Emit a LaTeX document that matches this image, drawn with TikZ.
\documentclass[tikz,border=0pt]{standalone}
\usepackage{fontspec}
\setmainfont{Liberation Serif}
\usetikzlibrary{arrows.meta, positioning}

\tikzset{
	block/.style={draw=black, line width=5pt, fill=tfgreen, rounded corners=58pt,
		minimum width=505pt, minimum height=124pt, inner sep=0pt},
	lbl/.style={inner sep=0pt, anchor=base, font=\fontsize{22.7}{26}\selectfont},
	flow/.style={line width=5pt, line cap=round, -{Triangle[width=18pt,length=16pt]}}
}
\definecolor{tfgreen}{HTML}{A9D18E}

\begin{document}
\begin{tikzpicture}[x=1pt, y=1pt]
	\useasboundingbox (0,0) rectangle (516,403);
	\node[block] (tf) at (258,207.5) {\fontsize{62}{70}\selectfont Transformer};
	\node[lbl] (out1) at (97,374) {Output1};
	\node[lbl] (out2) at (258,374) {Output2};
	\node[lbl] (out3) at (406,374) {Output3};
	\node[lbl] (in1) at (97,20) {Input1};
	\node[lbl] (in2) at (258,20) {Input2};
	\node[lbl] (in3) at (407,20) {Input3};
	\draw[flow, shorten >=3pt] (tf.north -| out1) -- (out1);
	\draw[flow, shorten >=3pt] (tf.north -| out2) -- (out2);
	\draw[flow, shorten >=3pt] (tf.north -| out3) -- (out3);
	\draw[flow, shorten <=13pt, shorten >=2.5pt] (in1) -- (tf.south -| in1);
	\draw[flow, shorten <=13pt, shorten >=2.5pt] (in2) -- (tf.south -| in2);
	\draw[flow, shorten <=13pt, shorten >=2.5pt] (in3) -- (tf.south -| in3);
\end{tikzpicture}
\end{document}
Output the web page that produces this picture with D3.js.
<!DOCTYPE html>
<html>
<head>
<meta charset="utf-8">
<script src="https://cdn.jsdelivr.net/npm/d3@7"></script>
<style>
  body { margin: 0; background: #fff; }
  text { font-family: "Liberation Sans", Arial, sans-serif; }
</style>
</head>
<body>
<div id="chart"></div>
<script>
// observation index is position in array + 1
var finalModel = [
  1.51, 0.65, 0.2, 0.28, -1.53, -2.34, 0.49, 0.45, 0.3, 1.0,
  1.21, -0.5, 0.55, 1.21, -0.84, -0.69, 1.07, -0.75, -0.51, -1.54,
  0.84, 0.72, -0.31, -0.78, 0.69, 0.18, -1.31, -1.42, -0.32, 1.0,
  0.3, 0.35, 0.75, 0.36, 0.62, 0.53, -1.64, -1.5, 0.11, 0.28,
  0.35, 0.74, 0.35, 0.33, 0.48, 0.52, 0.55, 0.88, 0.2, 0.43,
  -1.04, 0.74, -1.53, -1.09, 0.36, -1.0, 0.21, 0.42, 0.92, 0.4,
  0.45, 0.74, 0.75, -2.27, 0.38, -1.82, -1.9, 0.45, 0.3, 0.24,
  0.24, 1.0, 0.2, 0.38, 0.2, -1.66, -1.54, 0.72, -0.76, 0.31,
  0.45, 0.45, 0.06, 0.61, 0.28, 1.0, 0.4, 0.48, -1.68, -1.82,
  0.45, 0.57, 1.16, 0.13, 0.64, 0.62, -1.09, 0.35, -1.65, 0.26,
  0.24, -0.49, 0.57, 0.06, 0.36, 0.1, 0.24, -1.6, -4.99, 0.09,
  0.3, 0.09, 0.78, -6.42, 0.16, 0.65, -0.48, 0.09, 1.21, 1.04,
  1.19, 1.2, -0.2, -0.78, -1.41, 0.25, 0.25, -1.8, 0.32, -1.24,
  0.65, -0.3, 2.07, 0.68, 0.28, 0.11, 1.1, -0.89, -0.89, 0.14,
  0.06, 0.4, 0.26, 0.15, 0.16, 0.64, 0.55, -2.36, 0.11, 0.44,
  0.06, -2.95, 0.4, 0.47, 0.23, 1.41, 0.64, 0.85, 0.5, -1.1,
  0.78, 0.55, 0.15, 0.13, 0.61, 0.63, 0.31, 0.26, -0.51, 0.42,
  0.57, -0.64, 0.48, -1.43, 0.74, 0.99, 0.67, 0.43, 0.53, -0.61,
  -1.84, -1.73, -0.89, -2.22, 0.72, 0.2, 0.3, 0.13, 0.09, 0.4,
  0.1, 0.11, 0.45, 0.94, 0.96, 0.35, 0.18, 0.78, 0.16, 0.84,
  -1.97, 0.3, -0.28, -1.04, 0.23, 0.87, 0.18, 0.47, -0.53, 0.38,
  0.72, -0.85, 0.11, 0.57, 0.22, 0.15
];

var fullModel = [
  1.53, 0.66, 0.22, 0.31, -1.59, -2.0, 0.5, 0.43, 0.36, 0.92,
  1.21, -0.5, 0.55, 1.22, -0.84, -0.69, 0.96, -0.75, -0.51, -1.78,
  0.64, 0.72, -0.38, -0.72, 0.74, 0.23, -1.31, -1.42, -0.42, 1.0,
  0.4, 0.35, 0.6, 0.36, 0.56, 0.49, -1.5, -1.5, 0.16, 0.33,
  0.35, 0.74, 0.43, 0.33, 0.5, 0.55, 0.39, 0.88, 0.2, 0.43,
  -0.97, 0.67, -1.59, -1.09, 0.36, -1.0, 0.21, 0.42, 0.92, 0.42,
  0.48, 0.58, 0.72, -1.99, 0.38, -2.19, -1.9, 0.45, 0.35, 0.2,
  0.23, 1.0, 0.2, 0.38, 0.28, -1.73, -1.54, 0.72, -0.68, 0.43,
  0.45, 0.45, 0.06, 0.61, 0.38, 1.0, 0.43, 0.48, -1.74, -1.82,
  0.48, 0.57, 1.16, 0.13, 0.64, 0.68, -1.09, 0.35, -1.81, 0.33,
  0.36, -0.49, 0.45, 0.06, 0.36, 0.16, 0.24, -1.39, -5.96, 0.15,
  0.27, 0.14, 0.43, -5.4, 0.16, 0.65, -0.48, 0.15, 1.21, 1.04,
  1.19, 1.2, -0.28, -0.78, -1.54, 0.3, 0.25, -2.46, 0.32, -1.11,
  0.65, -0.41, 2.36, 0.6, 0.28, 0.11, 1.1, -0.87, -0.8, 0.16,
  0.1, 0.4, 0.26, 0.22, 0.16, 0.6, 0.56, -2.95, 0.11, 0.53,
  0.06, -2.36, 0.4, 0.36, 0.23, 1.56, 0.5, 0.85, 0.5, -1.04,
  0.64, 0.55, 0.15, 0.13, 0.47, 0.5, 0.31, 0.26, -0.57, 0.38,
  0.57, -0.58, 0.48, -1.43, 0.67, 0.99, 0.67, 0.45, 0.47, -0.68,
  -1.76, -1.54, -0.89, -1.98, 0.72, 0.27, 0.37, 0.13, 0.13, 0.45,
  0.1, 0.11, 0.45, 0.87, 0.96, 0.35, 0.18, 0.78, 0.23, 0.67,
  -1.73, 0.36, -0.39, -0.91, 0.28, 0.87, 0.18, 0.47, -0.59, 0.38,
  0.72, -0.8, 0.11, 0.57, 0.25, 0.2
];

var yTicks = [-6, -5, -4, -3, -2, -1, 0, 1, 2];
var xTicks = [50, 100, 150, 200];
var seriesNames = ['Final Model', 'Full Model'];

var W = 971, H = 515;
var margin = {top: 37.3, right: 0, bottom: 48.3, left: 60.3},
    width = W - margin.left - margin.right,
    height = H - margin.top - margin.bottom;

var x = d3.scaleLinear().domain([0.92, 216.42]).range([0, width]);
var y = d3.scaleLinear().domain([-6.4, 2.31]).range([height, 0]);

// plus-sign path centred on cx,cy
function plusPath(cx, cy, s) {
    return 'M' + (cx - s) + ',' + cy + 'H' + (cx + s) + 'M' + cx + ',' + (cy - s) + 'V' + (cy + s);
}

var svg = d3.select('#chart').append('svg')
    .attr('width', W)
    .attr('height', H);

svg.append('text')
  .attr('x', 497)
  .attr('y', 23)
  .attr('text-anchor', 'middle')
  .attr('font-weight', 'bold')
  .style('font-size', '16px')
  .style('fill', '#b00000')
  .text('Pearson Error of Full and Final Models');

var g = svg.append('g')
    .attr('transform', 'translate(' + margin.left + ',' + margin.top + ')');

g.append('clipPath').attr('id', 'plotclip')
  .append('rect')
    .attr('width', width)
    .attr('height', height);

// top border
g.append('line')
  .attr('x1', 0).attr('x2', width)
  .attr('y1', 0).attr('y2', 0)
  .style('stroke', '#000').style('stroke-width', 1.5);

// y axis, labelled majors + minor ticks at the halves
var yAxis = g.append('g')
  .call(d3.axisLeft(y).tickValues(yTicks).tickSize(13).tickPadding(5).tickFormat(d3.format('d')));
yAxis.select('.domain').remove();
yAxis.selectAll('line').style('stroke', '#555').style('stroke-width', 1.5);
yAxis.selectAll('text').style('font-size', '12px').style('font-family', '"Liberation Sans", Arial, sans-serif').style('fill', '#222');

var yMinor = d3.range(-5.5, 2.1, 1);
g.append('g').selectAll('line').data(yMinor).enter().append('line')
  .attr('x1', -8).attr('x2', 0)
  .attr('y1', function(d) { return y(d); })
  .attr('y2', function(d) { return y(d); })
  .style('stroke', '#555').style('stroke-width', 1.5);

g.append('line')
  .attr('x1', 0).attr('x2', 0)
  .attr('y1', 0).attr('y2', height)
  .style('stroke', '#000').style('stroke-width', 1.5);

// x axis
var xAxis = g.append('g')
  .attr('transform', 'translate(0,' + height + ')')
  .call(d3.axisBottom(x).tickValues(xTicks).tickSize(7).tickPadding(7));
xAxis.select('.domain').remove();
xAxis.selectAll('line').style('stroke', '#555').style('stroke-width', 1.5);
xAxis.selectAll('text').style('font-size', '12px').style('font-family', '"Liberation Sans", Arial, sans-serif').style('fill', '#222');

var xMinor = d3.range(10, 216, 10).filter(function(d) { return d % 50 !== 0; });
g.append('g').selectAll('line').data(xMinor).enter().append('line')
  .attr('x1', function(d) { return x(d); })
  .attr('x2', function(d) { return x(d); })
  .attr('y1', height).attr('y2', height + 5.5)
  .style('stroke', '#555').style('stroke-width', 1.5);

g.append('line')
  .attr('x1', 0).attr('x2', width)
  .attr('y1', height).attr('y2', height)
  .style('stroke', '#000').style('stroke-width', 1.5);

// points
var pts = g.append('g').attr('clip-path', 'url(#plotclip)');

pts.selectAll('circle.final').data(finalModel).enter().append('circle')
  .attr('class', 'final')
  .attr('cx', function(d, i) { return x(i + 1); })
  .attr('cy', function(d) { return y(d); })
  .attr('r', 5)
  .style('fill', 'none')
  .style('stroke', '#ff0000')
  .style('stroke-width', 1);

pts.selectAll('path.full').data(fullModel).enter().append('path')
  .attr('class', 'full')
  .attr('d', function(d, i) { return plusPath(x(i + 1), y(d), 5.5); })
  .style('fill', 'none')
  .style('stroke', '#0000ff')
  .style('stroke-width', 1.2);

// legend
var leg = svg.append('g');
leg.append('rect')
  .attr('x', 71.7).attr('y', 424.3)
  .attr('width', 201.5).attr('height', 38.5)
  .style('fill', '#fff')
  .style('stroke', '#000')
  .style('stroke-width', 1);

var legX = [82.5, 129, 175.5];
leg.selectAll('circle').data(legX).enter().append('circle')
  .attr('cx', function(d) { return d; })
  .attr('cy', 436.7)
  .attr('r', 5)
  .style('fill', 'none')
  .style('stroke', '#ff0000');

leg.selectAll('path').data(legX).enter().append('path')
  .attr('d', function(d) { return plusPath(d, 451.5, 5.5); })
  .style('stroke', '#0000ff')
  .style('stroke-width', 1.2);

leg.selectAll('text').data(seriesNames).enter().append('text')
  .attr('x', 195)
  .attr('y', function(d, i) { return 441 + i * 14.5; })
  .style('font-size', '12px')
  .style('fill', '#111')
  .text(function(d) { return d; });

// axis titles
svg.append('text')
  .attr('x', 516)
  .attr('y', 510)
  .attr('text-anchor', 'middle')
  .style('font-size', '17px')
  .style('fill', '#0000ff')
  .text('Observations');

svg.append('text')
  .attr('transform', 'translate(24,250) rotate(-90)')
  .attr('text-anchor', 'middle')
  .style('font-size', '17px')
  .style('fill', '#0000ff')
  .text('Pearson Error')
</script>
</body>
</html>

* **What to do**: Review the material and copy each line in which the word "with" appears.

* **Response**:
Emit a LaTeX document that matches this image, drawn with TikZ.
Output the web page that produces this picture with D3.js.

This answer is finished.